= Exercise details =
Copy out all lines in the data below containing the string "this".
★ ★ ★
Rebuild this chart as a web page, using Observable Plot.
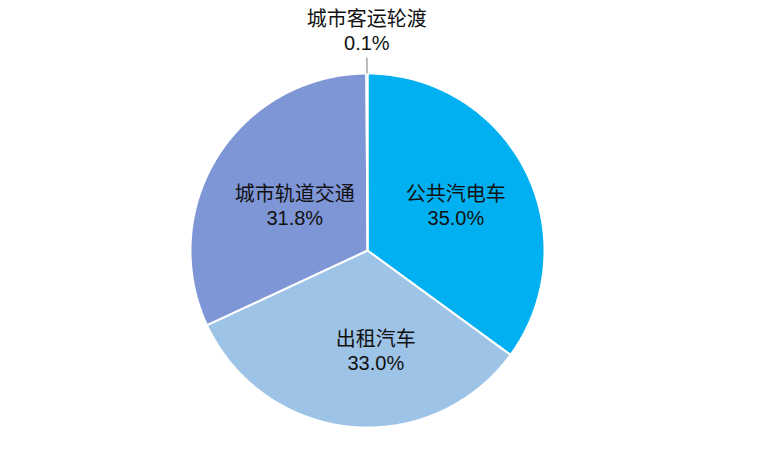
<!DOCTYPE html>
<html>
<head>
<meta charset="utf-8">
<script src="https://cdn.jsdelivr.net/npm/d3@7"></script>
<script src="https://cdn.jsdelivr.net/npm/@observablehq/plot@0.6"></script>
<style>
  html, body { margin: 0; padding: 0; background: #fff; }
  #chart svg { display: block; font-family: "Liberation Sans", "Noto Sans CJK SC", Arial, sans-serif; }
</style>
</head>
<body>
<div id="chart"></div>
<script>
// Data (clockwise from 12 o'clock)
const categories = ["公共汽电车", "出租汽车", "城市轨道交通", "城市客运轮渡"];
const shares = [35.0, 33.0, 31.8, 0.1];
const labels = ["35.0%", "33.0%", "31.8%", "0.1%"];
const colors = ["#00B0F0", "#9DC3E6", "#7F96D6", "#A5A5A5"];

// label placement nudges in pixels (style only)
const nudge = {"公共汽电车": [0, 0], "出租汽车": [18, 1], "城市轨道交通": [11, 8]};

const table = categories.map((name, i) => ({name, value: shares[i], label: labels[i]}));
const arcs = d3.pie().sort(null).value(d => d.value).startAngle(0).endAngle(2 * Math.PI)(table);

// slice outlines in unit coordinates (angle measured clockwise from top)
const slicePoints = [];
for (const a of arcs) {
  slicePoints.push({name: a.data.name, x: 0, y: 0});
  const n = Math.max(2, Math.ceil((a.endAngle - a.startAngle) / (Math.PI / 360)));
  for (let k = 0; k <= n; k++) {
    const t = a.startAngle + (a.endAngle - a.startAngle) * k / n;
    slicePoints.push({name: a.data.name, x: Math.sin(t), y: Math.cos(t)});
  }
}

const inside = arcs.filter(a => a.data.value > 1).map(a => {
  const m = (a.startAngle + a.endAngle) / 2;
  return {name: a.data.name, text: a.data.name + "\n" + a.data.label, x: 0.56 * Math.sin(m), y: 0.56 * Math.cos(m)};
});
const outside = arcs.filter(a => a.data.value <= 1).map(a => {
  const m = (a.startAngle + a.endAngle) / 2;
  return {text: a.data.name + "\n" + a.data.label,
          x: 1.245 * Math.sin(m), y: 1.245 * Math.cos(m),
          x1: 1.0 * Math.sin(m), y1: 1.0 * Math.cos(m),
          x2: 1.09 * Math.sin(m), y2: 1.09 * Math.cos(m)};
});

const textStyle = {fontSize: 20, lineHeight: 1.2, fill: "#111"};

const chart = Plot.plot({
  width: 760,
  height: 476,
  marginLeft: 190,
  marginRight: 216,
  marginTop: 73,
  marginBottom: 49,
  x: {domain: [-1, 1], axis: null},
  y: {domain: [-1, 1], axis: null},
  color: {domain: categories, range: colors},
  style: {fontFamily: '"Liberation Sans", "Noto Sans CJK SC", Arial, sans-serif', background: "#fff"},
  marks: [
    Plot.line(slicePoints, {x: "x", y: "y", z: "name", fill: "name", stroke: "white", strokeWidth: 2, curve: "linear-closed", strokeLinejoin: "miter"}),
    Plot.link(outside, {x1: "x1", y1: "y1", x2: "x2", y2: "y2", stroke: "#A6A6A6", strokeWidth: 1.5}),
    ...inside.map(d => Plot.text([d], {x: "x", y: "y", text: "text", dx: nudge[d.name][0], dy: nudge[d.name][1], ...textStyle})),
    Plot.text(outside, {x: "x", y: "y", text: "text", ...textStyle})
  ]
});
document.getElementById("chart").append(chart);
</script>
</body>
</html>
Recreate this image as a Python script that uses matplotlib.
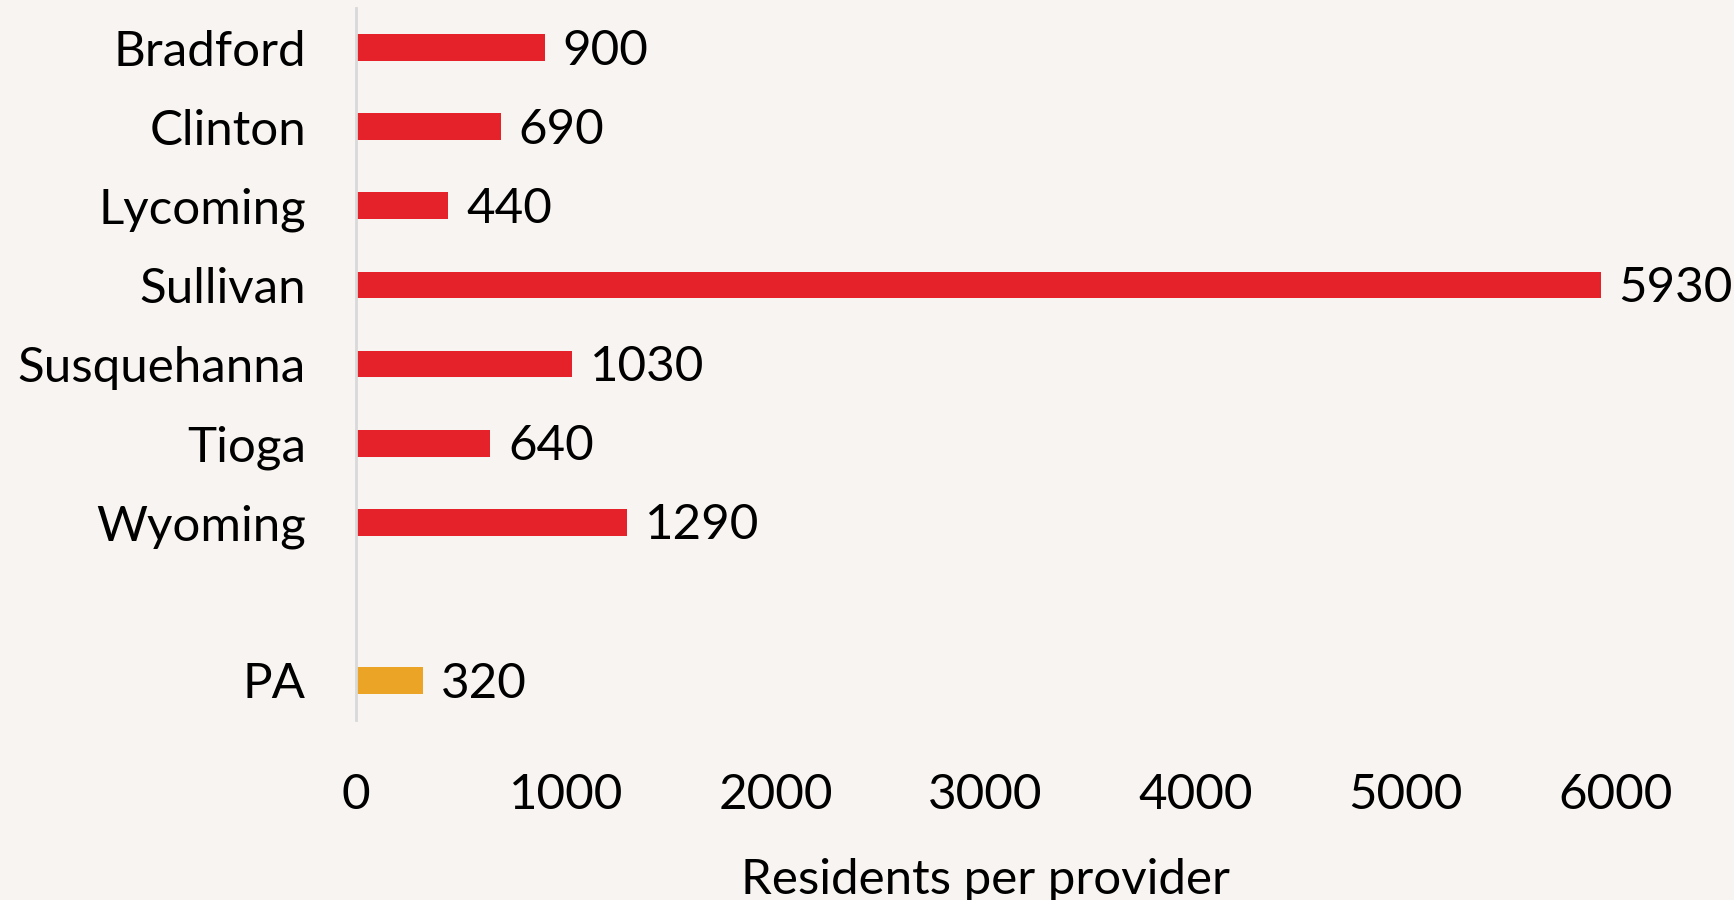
★ ★ ★
= Task output =
Rebuild this chart as a web page, using Observable Plot.
Recreate this image as a Python script that uses matplotlib.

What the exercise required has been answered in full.